Shape Optimization in Three-Dimensional Contact Problems with Coulomb Friction

We study the discretized problem of the shape optimization of three-dimensional (3D) elastic bodies in unilateral contact. The aim is to extend existing results to the case of contact problems obeying the Coulomb friction law. Mathematical modeling of the Coulomb friction problem leads to an implicit variational inequality. It is shown that for small coefficients of friction the discretized problem with Coulomb friction has a unique solution and that this solution is Lipschitzian as a function of a control variable describing the shape of the elastic body.
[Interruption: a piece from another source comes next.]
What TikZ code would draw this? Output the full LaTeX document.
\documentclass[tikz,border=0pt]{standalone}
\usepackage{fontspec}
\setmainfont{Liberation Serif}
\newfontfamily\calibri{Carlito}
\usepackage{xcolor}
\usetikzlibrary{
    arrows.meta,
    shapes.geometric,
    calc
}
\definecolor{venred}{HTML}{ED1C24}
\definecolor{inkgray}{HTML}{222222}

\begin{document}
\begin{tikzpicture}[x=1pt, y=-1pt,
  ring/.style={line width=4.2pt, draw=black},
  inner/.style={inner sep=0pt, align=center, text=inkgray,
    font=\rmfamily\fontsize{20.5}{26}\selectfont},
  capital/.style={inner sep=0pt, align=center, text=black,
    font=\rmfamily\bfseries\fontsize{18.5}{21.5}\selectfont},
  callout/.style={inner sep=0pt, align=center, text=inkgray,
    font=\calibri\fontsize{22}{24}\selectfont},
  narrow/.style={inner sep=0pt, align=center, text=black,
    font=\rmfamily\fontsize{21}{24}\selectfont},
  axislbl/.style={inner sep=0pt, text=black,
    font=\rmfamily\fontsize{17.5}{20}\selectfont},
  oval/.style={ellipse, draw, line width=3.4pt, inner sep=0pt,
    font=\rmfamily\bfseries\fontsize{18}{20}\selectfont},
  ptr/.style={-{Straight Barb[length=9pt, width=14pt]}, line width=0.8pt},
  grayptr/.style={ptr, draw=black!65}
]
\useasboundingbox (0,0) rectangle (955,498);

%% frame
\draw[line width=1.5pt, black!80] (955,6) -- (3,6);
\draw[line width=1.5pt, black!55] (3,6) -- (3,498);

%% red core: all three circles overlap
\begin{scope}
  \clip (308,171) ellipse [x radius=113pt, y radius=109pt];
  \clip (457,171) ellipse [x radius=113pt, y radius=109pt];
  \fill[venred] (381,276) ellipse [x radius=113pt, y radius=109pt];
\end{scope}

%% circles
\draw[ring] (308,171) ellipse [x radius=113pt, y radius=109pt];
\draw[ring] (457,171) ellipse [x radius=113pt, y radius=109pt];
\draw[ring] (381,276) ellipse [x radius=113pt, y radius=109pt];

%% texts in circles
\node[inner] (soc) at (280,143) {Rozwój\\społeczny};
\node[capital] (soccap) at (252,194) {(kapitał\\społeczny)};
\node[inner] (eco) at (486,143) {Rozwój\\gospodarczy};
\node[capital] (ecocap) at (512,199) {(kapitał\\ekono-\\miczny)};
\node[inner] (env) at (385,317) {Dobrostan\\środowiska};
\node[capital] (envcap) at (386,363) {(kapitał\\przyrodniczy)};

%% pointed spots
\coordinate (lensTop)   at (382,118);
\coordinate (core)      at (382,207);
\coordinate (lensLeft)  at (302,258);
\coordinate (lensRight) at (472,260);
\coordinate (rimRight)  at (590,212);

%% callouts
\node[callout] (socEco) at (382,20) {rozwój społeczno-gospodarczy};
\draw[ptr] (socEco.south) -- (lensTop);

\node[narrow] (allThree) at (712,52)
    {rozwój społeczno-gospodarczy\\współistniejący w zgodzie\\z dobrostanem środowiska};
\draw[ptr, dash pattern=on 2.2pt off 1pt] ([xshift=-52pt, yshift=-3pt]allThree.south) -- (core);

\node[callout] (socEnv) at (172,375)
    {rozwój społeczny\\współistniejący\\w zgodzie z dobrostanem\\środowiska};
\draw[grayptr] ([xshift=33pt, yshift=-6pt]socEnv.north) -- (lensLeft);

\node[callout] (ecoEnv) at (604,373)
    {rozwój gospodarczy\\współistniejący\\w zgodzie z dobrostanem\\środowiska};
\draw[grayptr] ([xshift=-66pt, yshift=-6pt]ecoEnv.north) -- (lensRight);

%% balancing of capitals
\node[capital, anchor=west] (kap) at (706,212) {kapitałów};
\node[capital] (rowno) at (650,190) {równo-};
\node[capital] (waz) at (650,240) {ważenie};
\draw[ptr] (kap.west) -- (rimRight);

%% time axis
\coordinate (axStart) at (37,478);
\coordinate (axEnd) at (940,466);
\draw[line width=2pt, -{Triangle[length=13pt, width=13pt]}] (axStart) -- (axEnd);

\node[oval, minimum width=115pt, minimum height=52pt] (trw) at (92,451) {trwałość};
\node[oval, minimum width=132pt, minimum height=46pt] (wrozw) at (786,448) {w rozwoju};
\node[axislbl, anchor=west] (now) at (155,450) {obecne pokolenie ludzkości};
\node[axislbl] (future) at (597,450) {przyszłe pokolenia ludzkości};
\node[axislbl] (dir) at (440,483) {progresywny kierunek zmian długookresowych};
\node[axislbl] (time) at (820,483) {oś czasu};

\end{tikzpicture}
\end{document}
The 2D case of this problem was studied by the authors in [P. Beremlijski, J. Haslinger, M. Kocvara, and J. V. Outrata, SIAM J. Optim., 13 (2002), pp. 561-587]; there we used the so-called implicit programming approach combined with the generalized differential calculus of Clarke. The extension of this technique to the 3D situation is by no means straightforward. The main source of difficulties is the nonpolyhedral character of the second-order (Lorentz) cone, arising in the 3D model. To facilitate the computation of the subgradient information, needed in the used numerical method, we exploit the substantially richer generalized differential calculus of Mordukhovich. Numerical examples illustrate the efficiency and reliability of the suggested approach.